Heavy rains during the week from May 31 and June 3 contributed to much of the flooding. According to the German Weather Office, 120 to 160 liters of rain fell per square meter across southern Germany during that period, more than what usually falls in the region across an entire month.

Most of the flooding occurred along parts of the upper Danube River and several of the Danube’s southern tributaries, with the worst impacts in Germany in Bavaria and Baden-Württemberg. Flooding submerged streets, highways, homes and businesses, a dam on the Paar River broke in two places in a Bavarian district, and a dike and a dam also broke in Diedorf, Verisk reported.

Elsewhere in Bavaria, the Schmutter, Cham, Paar, Ilm, Danube and Isar rivers reached above the highest warning levels in several locations. And in Baden-Württemberg, homes and businesses were also flooded, and an estimated 95,000 hectares of farmland were inundated. The German Insurance Association reported nearly half of all structures in Bavaria are insured for flood, and in Baden-Württemberg that figure exceeds 90% because flood protection was a compulsory in property insurance until 1994.

Verisk’s industry insured loss estimates include physical damage to property (residential, commercial, industrial, auto, agriculture), both structures and their contents, from both on- and off-floodplain flooding, and additional living expenses for residential claims and business interruption for commercial claims.

Super-Wild Weather

An era of super-wild weather is here, prompting the U.S. National Academy of Sciences to recommend a major reboot of the country’s “probable maximum precipitation” estimates that guide infrastructure development – the first update since 1999 nationally, according to a Bloomberg article on Insurance Journal.

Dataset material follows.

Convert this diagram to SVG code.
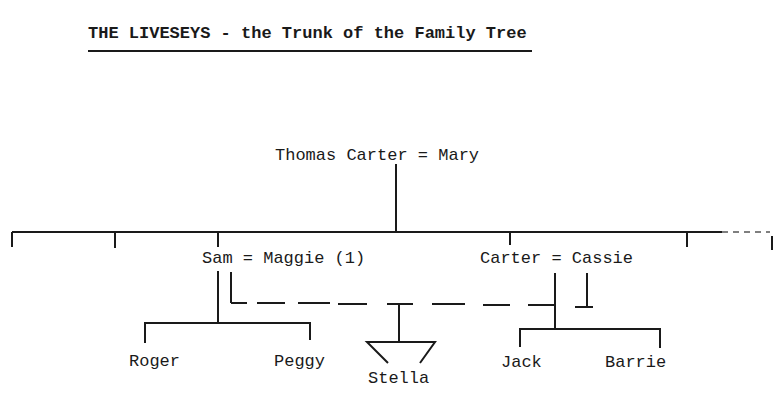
<svg xmlns="http://www.w3.org/2000/svg" width="779" height="400" viewBox="0 0 779 400">
<style>
text{font-family:"Liberation Mono","Courier New",monospace;font-size:17px;fill:#1a1a1a}
.t{font-weight:bold}
.l{stroke:#1a1a1a;stroke-width:2;fill:none}
.d{stroke:#1a1a1a;stroke-width:2;fill:none;stroke-dasharray:28 12}
.f{stroke:#555;stroke-width:1.5;fill:none;stroke-dasharray:6 5}
</style>
<rect width="779" height="400" fill="#fff"/>
<g id="title">
<text class="t" x="88" y="38">THE LIVESEYS - the Trunk of the Family Tree</text>
<line class="l" x1="88" y1="51" x2="532" y2="51" stroke-width="1.5"/>
</g>
<g id="connectors">
<line class="l" x1="396" y1="164" x2="396" y2="232"/>
<line class="l" x1="12" y1="232" x2="722" y2="232"/>
<line class="f" x1="722" y1="232" x2="770" y2="232"/>
<line class="l" x1="12" y1="232" x2="12" y2="247"/>
<line class="l" x1="115" y1="232" x2="115" y2="248"/>
<line class="l" x1="218" y1="232" x2="218" y2="247"/>
<line class="l" x1="510" y1="232" x2="510" y2="245"/>
<line class="l" x1="687" y1="232" x2="687" y2="247"/>
<line class="l" x1="772" y1="236" x2="772" y2="250"/>
<line class="l" x1="218" y1="271" x2="218" y2="323"/>
<polyline class="l" points="145,343 145,323 310,323 310,340"/>
<line class="l" x1="231" y1="272" x2="231" y2="303"/>
<polyline class="l" points="231,303 247,303"/>
<path class="l" d="M257 303H285M298 303H330M338 304H367M387 304H413M432 304H465M483 305H510M528 305H554"/>
<line class="l" x1="399" y1="304" x2="399" y2="342"/>
<polyline class="l" points="388,363 367,342 435,342 420,363"/>
<line class="l" x1="555" y1="273" x2="555" y2="329"/>
<polyline class="l" points="520,347 520,329 660,329 660,348"/>
<line class="l" x1="587" y1="273" x2="587" y2="307"/>
<line class="l" x1="575" y1="307" x2="593" y2="307"/>
</g>
<g id="thomas"><text x="275" y="160">Thomas Carter = Mary</text></g>
<g id="sam"><text x="202" y="263">Sam = Maggie (1)</text></g>
<g id="carter"><text x="480" y="263">Carter = Cassie</text></g>
<g id="roger"><text x="129" y="366">Roger</text></g>
<g id="peggy"><text x="274" y="366">Peggy</text></g>
<g id="stella"><text x="368" y="383">Stella</text></g>
<g id="jack"><text x="501" y="367">Jack</text></g>
<g id="barrie"><text x="605" y="367">Barrie</text></g>
</svg>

The report highlights more than aging 16,000 at-risk dams and 50 nuclear power plants facing new weather extremes and lays out ways to use climate models to update weather and infrastructure analyses to account for a changing climate. It is essentially an acknowledgment that “super-wild weather” is entering a new phase and the nation needs to start preparing, John Nielsen-Gammon, a professor at Texas A&M University, who co-authored the study, told Bloomberg.

The article notes that millions of residents along the eastern seaboard of the U.S. this week will be under a heat dome, temperatures in Manhattan’s Central Park are set to reach 95F, and Florida is in its second week of rainfall so intense near Sarasota that it has odds of occurring just once in 500 to 1,000 years.

“The first half of 2024 has laid bare the catastrophic extremes that now characterize the rapidly changing climate on every continent,” the article states.

Green Bonds

Green bonds are on course for $1 trillion in deal volume in 2024.

The first quarter of 2024 “was the most prolific on record for sustainable finance volumes,” the Climate Bonds Initiative latest Quarterly Market Report released this week shows.

There were $272.7 billion of aligned green, social, sustainability, sustainability-linked and transition bond volume added in the first quarter of 2024. That was 15% more than the $237.2 billion recorded in Q1 2023, and 41% more than the $193bn from Q4 2023, according to Climate Bonds.

The report’s bonds breakdown includes:

  • Green ($195.9 billion)
  • Social ($42.3 billion)
  • Sustainability ($31.4 billion)
  • Sustainability-linked ($3.1 billion)

“Sustainable finance has been quick off the blocks in 2024 and we could see a record year nearing $1 trillion of green bonds alone,” stated Caroline Harrison, director of technical development for Climate Bonds. “The sustained growth in this market reflects the enthusiasm of issuers to decarbonise their operations as swiftly as possible and seize the opportunities for growth. The leading role that sovereign issuers are taking in this space suggests that the urgency of the transition is being endorsed from the top down.”